No obstante, es preciso subrayar que ese trabajo está inconcluso y que la tarea pendiente no puede darse por sentada. En principio, porque ambas reformas apenas han cruzado la calle para entrar a la cámara siguiente: la Ley General de Transparencia espera la aprobación de los diputados federales, mientras que el Sistema Nacional Anticorrupción —reforma constitucional—, la de los senadores y la mayoría de los congresos estatales. Y en los dos casos, se corre el riesgo de que la instancia revisora no se conforme con el trabajo de la cámara de origen o, incluso, que durante la aprobación de los cambios constitucionales, los legisladores estatales decidan caminar con pies de plomo.
Nadie podría reprochar el derecho que asiste a los legisladores para enmendar la plana a sus colegas. Pero lo cierto es que esa posibilidad debe leerse (en este caso) como un riesgo y no como una oportunidad porque, de hacerlo, cada coma que se modifique a las minutas tendría que volver a discutirse y aprobarse entre los legisladores que originaron los proyectos; y tomando en cuenta la batalla electoral en curso, ya nadie podría apostar con certidumbre al resultado. Y mucho menos, si éste acaba dependiendo de la composición de la próxima legislatura. Una sola chispa encendida en medio de esa hierba seca produciría un incendio.
Las reformas aprobadas no son perfectas: ni los senadores ni los diputados hicieron obras de arte. Pero los resultados de ambos procesos deliberativos no sólo reflejan el mundo matizado de la pluralidad política sino que ofrecen una perspectiva que, aun con todos sus defectos y ausencias, sería imposible imaginar siquiera con las normas y las instituciones que hoy están vigentes. Tratar de mejorarlas en el margen, aun de buena fe y con argumentos válidos, podría dar al traste con el consenso penosamente construido para buscar que lo posible se haga realidad.

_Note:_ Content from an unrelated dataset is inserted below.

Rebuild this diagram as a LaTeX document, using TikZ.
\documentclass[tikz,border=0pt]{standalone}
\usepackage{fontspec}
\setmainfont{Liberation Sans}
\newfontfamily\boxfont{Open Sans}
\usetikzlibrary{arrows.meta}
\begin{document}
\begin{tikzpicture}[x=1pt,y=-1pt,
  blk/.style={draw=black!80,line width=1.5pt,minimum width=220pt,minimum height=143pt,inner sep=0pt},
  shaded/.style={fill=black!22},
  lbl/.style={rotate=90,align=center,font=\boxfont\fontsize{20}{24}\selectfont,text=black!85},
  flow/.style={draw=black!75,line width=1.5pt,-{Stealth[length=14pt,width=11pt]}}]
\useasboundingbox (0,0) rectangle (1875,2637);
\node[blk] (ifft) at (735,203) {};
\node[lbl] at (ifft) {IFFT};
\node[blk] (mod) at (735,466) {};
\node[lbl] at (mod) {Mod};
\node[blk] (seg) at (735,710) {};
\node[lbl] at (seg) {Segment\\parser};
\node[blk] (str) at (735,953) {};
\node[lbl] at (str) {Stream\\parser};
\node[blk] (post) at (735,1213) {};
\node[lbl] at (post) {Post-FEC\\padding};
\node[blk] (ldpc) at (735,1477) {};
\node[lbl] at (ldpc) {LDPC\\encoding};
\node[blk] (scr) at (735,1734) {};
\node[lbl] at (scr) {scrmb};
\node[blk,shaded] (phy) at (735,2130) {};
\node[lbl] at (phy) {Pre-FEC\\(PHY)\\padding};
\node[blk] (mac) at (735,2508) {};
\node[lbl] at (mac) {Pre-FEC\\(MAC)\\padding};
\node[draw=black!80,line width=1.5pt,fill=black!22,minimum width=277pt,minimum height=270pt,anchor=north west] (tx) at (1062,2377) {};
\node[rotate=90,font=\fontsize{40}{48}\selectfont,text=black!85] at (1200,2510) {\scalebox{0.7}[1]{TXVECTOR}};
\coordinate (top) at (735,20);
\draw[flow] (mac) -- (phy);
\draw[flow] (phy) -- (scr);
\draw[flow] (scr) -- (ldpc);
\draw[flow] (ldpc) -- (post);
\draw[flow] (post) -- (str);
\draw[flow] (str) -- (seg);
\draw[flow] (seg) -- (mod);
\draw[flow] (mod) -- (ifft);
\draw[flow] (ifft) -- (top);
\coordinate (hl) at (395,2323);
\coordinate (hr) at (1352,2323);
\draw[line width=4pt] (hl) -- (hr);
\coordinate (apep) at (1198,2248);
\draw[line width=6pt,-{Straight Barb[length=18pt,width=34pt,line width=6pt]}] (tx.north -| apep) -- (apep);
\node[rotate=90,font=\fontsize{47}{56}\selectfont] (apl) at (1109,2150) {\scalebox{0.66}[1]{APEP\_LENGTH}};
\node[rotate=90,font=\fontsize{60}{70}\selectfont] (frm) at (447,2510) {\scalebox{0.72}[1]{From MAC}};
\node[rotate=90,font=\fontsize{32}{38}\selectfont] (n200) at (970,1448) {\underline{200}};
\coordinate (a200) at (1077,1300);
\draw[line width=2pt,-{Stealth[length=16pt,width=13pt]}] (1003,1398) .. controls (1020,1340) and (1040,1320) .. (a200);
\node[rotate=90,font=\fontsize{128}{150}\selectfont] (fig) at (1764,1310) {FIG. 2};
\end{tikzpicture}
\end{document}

Por lo demás, esos cambios son apenas el principio de un largo recorrido cuyo éxito no está garantizado de antemano. Falta diseñar y aprobar la Ley General de Archivos —de cuyo contenido potencial no sabemos nada— y faltan las normas para la protección de datos personales, ordenadas también por la Constitución. Y de aprobarse el Sistema Anticorrupción, vendría detrás una larga lista de mudanzas para modificar el marco que regularía las responsabilidades administrativas de los servidores públicos, la coordinación entre las instituciones destinadas a combatir ese fenómeno mortal y el diseño de los nuevos órganos que integrarían el sistema, entre muchas otras cosas por hacer.
Cada uno de esos pasos traerá, a su vez, nuevos desafíos, nuevas deliberaciones y —ojalá— nuevos consensos. De modo que, a pesar de las buenas noticias que hemos recibido de las cámaras en estos días, lo cierto es que la tarea está lejos de haberse completado. Sería una mezquindad no reconocer el compromiso de quienes dieron la batalla para que esas reformas iniciaran su camino; pero sería un error mayúsculo suponer que ya tocamos tierra. El trayecto que debe recorrerse para fijar las normas y los procedimientos necesarios para garantizar la transparencia y combatir la corrupción es todavía muy largo; tanto como el desencanto acumulado y el trabajo de una generación completa para mitigarlo.